Quote every line as written. Omit pictures.

### MATERIAL ###

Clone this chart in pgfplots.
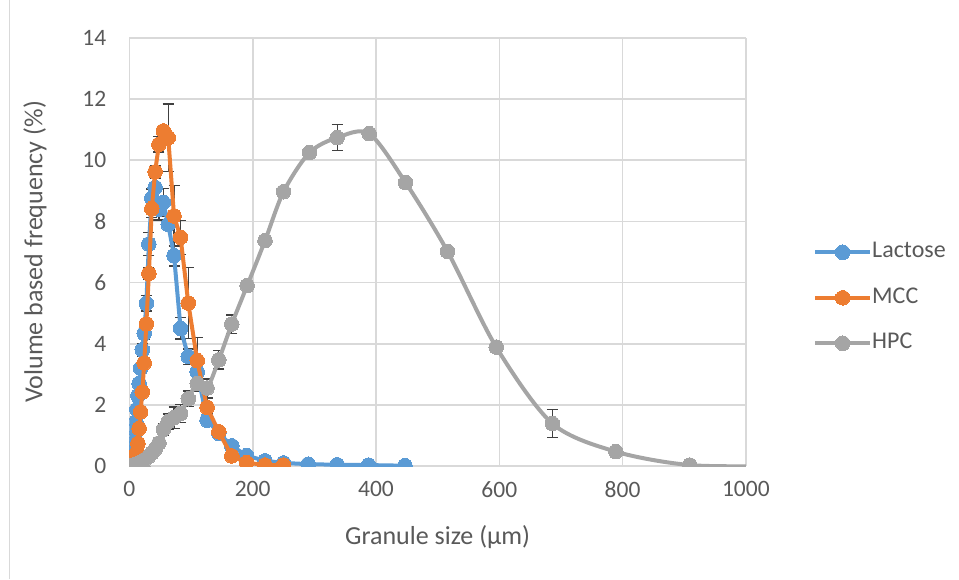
\documentclass[border=0pt]{standalone}
\usepackage{fontspec}
\setmainfont{Carlito}
\usepackage{pgfplots}
\pgfplotsset{compat=1.18}
\definecolor{cLac}{HTML}{5B9BD5}
\definecolor{cMCC}{HTML}{ED7D31}
\definecolor{cHPC}{HTML}{A5A5A5}
\definecolor{cGrid}{HTML}{D9D9D9}
\definecolor{cText}{HTML}{595959}
\definecolor{cErr}{HTML}{404040}
\pgfplotsset{
  mylegimg/.style={legend image code/.code={
    \draw[#1, mark repeat=2, mark phase=2] plot coordinates {(0pt,0pt) (27.5pt,0pt) (55pt,0pt)};
  }}
}
\begin{document}
\begin{tikzpicture}
\path[use as bounding box] (0pt,0pt) rectangle (959pt,579pt);
\draw[cGrid, line width=1.5pt] (9.3pt,0pt) -- (9.3pt,579pt);
\begin{axis}[
  at={(129.4pt,113pt)}, anchor=south west,
  scale only axis, width=616.5pt, height=428pt,
  xmin=0, xmax=1000, ymin=0, ymax=14,
  xtick={0,200,...,1000}, ytick={0,2,...,14},
  grid=major, major grid style={draw=cGrid, line width=1.6pt},
  axis line style={draw=none},
  major tick length=0pt,
  clip marker paths=true,
  /pgf/number format/assume math mode=true,
  /pgf/number format/1000 sep={},
  ticklabel style={font=\fontsize{23.5}{28}\selectfont, text=cText},
  yticklabel style={anchor=east, inner sep=0pt, xshift=-23pt},
  xticklabel style={anchor=north, inner sep=0pt, yshift=-15pt},
  label style={font=\fontsize{26}{31}\selectfont, text=cText},
  xlabel={Granule size (µm)},
  ylabel={Volume based frequency (\%)},
  xlabel style={at={(axis description cs:0.5,-0.166)}, anchor=center},
  ylabel style={at={(axis description cs:-0.153,0.5)}, anchor=center},
  legend style={draw=none, fill=none, at={(axis description cs:1.104,0.393)}, anchor=west,
    font=\fontsize{24}{29}\selectfont, text=cText, row sep=24.5pt,
    nodes={inner sep=0pt, text height=16pt, text depth=5pt}},
  legend cell align=left,
  /tikz/every even column/.append style={column sep=6pt},
  mylegimg,
  every axis plot/.append style={line width=4pt, mark=*, mark size=7.3pt},
]
% error bars (drawn first, behind markers)
\addplot[draw=none, mark=none, forget plot, error bars/.cd, y dir=both, y explicit,
  error bar style={draw=cErr, line width=1.3pt},
  error mark options={rotate=90, mark size=5.5pt, draw=cErr, line width=1.3pt}]
  coordinates {
  (18.2,3.2)+-(0,0.15) (20.9,3.8)+-(0,0.2) (24,4.34)+-(0,0.2) (27.5,5.32)+-(0,0.25)
  (31.6,7.26)+-(0,0.37) (36.3,8.76)+-(0,0.3) (41.7,9.11)+-(0,0.3) (47.9,8.4)+-(0,0.35)
  (55,8.62)+-(0,0.45) (72.4,6.88)+-(0,0.34) (83,4.5)+-(0,0.35) (95.5,3.58)+-(0,0.25)
  (110,3.08)+-(0,0.45) (126,1.5)+-(0,0.2) (145,1.07)+-(0,0.1)
  };
\addplot[draw=none, mark=none, forget plot, error bars/.cd, y dir=both, y explicit,
  error bar style={draw=cErr, line width=1.3pt},
  error mark options={rotate=90, mark size=5.5pt, draw=cErr, line width=1.3pt}]
  coordinates {
  (31.6,6.3)+-(0,0.2) (36.3,8.42)+-(0,0.3) (41.7,9.62)+-(0,0.2) (47.9,10.52)+-(0,0.25)
  (63,10.74)+-(0,1.1) (72.4,8.18)+-(0,1.0) (83,7.48)+-(0,0.56) (95.5,5.33)+-(0,1.17)
  (110,3.45)+-(0,0.75) (126,1.92)+-(0,0.3)
  };
\addplot[draw=none, mark=none, forget plot, error bars/.cd, y dir=both, y explicit,
  error bar style={draw=cErr, line width=1.3pt},
  error mark options={rotate=90, mark size=5.5pt, draw=cErr, line width=1.3pt}]
  coordinates {
  (55,1.2)+-(0,0.2) (63,1.45)+-(0,0.25) (72.4,1.58)+-(0,0.35) (83,1.72)+-(0,0.3)
  (95.5,2.2)+-(0,0.25) (110,2.7)+-(0,0.25) (126,2.55)+-(0,0.3) (145,3.47)+-(0,0.3)
  (166,4.64)+-(0,0.3) (337,10.74)+-(0,0.42) (516,7.02)+-(0,0.12) (686,1.39)+-(0,0.45)
  };
% Lactose
\addplot[color=cLac, mark options={fill=cLac, draw=cLac, line width=0pt}] coordinates {
  (0.5,0.02) (1,0.05) (2,0.1) (3,0.2) (4,0.3) (5.2,0.45) (6,0.6) (6.9,0.75) (7.9,0.95)
  (9.1,1.2) (10.4,1.45) (12,1.85) (13.8,2.3) (15.8,2.7) (18.2,3.2) (20.9,3.8) (24,4.34)
  (27.5,5.32) (31.6,7.26) (36.3,8.76) (41.7,9.11) (47.9,8.4) (55,8.62) (63,7.9) (72.4,6.88)
  (83,4.5) (95.5,3.58) (110,3.08) (126,1.5) (145,1.07) (166,0.66) (190,0.34) (220,0.17)
  (250,0.1) (290,0.06) (337,0.04) (388,0.03) (447,0.01)
};
\addlegendentry{Lactose}
% MCC
\addplot[color=cMCC, mark options={fill=cMCC, draw=cMCC, line width=0pt}] coordinates {
  (6,0.02) (6.9,0.05) (7.9,0.1) (9.1,0.2) (10.4,0.3) (12,0.45) (13.8,0.74) (15.8,1.23)
  (18.2,1.77) (20.9,2.42) (24,3.37) (27.5,4.65) (31.6,6.3) (36.3,8.42) (41.7,9.62)
  (47.9,10.52) (55,10.96) (63,10.74) (72.4,8.18) (83,7.48) (95.5,5.33) (110,3.45)
  (126,1.92) (145,1.12) (166,0.33) (190,0.11) (220,0.03) (250,0.03)
};
\addlegendentry{MCC}
% HPC
\addplot[color=cHPC, smooth, tension=0.5, mark options={fill=cHPC, draw=cHPC, line width=0pt}] coordinates {
  (2,0.0) (4,0.01) (6,0.02) (7.9,0.03) (10.4,0.05) (13.8,0.08) (18.2,0.12) (24,0.2)
  (31.6,0.32) (36.3,0.42) (41.7,0.55) (47.9,0.75) (55,1.2) (63,1.45) (72.4,1.58)
  (83,1.72) (95.5,2.2) (110,2.7) (126,2.55) (145,3.47) (166,4.64) (191,5.9) (220,7.37)
  (250,8.97) (292,10.25) (337,10.74) (389,10.87) (448,9.27) (516,7.02) (595,3.89)
  (686,1.39) (789,0.47) (909,0.03) (1047,0.0)
};
\addlegendentry{HPC}
\end{axis}
\end{tikzpicture}
\end{document}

###

RESULT OF THIS EXERCISE:
Clone this chart in pgfplots.
\documentclass[border=0pt]{standalone}
\usepackage{fontspec}
\setmainfont{Carlito}
\usepackage{pgfplots}
\pgfplotsset{compat=1.18}
\definecolor{cLac}{HTML}{5B9BD5}
\definecolor{cMCC}{HTML}{ED7D31}
\definecolor{cHPC}{HTML}{A5A5A5}
\definecolor{cGrid}{HTML}{D9D9D9}
\definecolor{cText}{HTML}{595959}
\definecolor{cErr}{HTML}{404040}
\pgfplotsset{
  mylegimg/.style={legend image code/.code={
    \draw[#1, mark repeat=2, mark phase=2] plot coordinates {(0pt,0pt) (27.5pt,0pt) (55pt,0pt)};
  }}
}
\begin{document}
\begin{tikzpicture}
\path[use as bounding box] (0pt,0pt) rectangle (959pt,579pt);
\draw[cGrid, line width=1.5pt] (9.3pt,0pt) -- (9.3pt,579pt);
\begin{axis}[
  at={(129.4pt,113pt)}, anchor=south west,
  scale only axis, width=616.5pt, height=428pt,
  xmin=0, xmax=1000, ymin=0, ymax=14,
  xtick={0,200,...,1000}, ytick={0,2,...,14},
  grid=major, major grid style={draw=cGrid, line width=1.6pt},
  axis line style={draw=none},
  major tick length=0pt,
  clip marker paths=true,
  /pgf/number format/assume math mode=true,
  /pgf/number format/1000 sep={},
  ticklabel style={font=\fontsize{23.5}{28}\selectfont, text=cText},
  yticklabel style={anchor=east, inner sep=0pt, xshift=-23pt},
  xticklabel style={anchor=north, inner sep=0pt, yshift=-15pt},
  label style={font=\fontsize{26}{31}\selectfont, text=cText},
  xlabel={Granule size (µm)},
  ylabel={Volume based frequency (\%)},
  xlabel style={at={(axis description cs:0.5,-0.166)}, anchor=center},
  ylabel style={at={(axis description cs:-0.153,0.5)}, anchor=center},
  legend style={draw=none, fill=none, at={(axis description cs:1.104,0.393)}, anchor=west,
    font=\fontsize{24}{29}\selectfont, text=cText, row sep=24.5pt,
    nodes={inner sep=0pt, text height=16pt, text depth=5pt}},
  legend cell align=left,
  /tikz/every even column/.append style={column sep=6pt},
  mylegimg,
  every axis plot/.append style={line width=4pt, mark=*, mark size=7.3pt},
]
% error bars (drawn first, behind markers)
\addplot[draw=none, mark=none, forget plot, error bars/.cd, y dir=both, y explicit,
  error bar style={draw=cErr, line width=1.3pt},
  error mark options={rotate=90, mark size=5.5pt, draw=cErr, line width=1.3pt}]
  coordinates {
  (18.2,3.2)+-(0,0.15) (20.9,3.8)+-(0,0.2) (24,4.34)+-(0,0.2) (27.5,5.32)+-(0,0.25)
  (31.6,7.26)+-(0,0.37) (36.3,8.76)+-(0,0.3) (41.7,9.11)+-(0,0.3) (47.9,8.4)+-(0,0.35)
  (55,8.62)+-(0,0.45) (72.4,6.88)+-(0,0.34) (83,4.5)+-(0,0.35) (95.5,3.58)+-(0,0.25)
  (110,3.08)+-(0,0.45) (126,1.5)+-(0,0.2) (145,1.07)+-(0,0.1)
  };
\addplot[draw=none, mark=none, forget plot, error bars/.cd, y dir=both, y explicit,
  error bar style={draw=cErr, line width=1.3pt},
  error mark options={rotate=90, mark size=5.5pt, draw=cErr, line width=1.3pt}]
  coordinates {
  (31.6,6.3)+-(0,0.2) (36.3,8.42)+-(0,0.3) (41.7,9.62)+-(0,0.2) (47.9,10.52)+-(0,0.25)
  (63,10.74)+-(0,1.1) (72.4,8.18)+-(0,1.0) (83,7.48)+-(0,0.56) (95.5,5.33)+-(0,1.17)
  (110,3.45)+-(0,0.75) (126,1.92)+-(0,0.3)
  };
\addplot[draw=none, mark=none, forget plot, error bars/.cd, y dir=both, y explicit,
  error bar style={draw=cErr, line width=1.3pt},
  error mark options={rotate=90, mark size=5.5pt, draw=cErr, line width=1.3pt}]
  coordinates {
  (55,1.2)+-(0,0.2) (63,1.45)+-(0,0.25) (72.4,1.58)+-(0,0.35) (83,1.72)+-(0,0.3)
  (95.5,2.2)+-(0,0.25) (110,2.7)+-(0,0.25) (126,2.55)+-(0,0.3) (145,3.47)+-(0,0.3)
  (166,4.64)+-(0,0.3) (337,10.74)+-(0,0.42) (516,7.02)+-(0,0.12) (686,1.39)+-(0,0.45)
  };
% Lactose
\addplot[color=cLac, mark options={fill=cLac, draw=cLac, line width=0pt}] coordinates {
  (0.5,0.02) (1,0.05) (2,0.1) (3,0.2) (4,0.3) (5.2,0.45) (6,0.6) (6.9,0.75) (7.9,0.95)
  (9.1,1.2) (10.4,1.45) (12,1.85) (13.8,2.3) (15.8,2.7) (18.2,3.2) (20.9,3.8) (24,4.34)
  (27.5,5.32) (31.6,7.26) (36.3,8.76) (41.7,9.11) (47.9,8.4) (55,8.62) (63,7.9) (72.4,6.88)
  (83,4.5) (95.5,3.58) (110,3.08) (126,1.5) (145,1.07) (166,0.66) (190,0.34) (220,0.17)
  (250,0.1) (290,0.06) (337,0.04) (388,0.03) (447,0.01)
};
\addlegendentry{Lactose}
% MCC
\addplot[color=cMCC, mark options={fill=cMCC, draw=cMCC, line width=0pt}] coordinates {
  (6,0.02) (6.9,0.05) (7.9,0.1) (9.1,0.2) (10.4,0.3) (12,0.45) (13.8,0.74) (15.8,1.23)
  (18.2,1.77) (20.9,2.42) (24,3.37) (27.5,4.65) (31.6,6.3) (36.3,8.42) (41.7,9.62)
  (47.9,10.52) (55,10.96) (63,10.74) (72.4,8.18) (83,7.48) (95.5,5.33) (110,3.45)
  (126,1.92) (145,1.12) (166,0.33) (190,0.11) (220,0.03) (250,0.03)
};
\addlegendentry{MCC}
% HPC
\addplot[color=cHPC, smooth, tension=0.5, mark options={fill=cHPC, draw=cHPC, line width=0pt}] coordinates {
  (2,0.0) (4,0.01) (6,0.02) (7.9,0.03) (10.4,0.05) (13.8,0.08) (18.2,0.12) (24,0.2)
  (31.6,0.32) (36.3,0.42) (41.7,0.55) (47.9,0.75) (55,1.2) (63,1.45) (72.4,1.58)
  (83,1.72) (95.5,2.2) (110,2.7) (126,2.55) (145,3.47) (166,4.64) (191,5.9) (220,7.37)
  (250,8.97) (292,10.25) (337,10.74) (389,10.87) (448,9.27) (516,7.02) (595,3.89)
  (686,1.39) (789,0.47) (909,0.03) (1047,0.0)
};
\addlegendentry{HPC}
\end{axis}
\end{tikzpicture}
\end{document}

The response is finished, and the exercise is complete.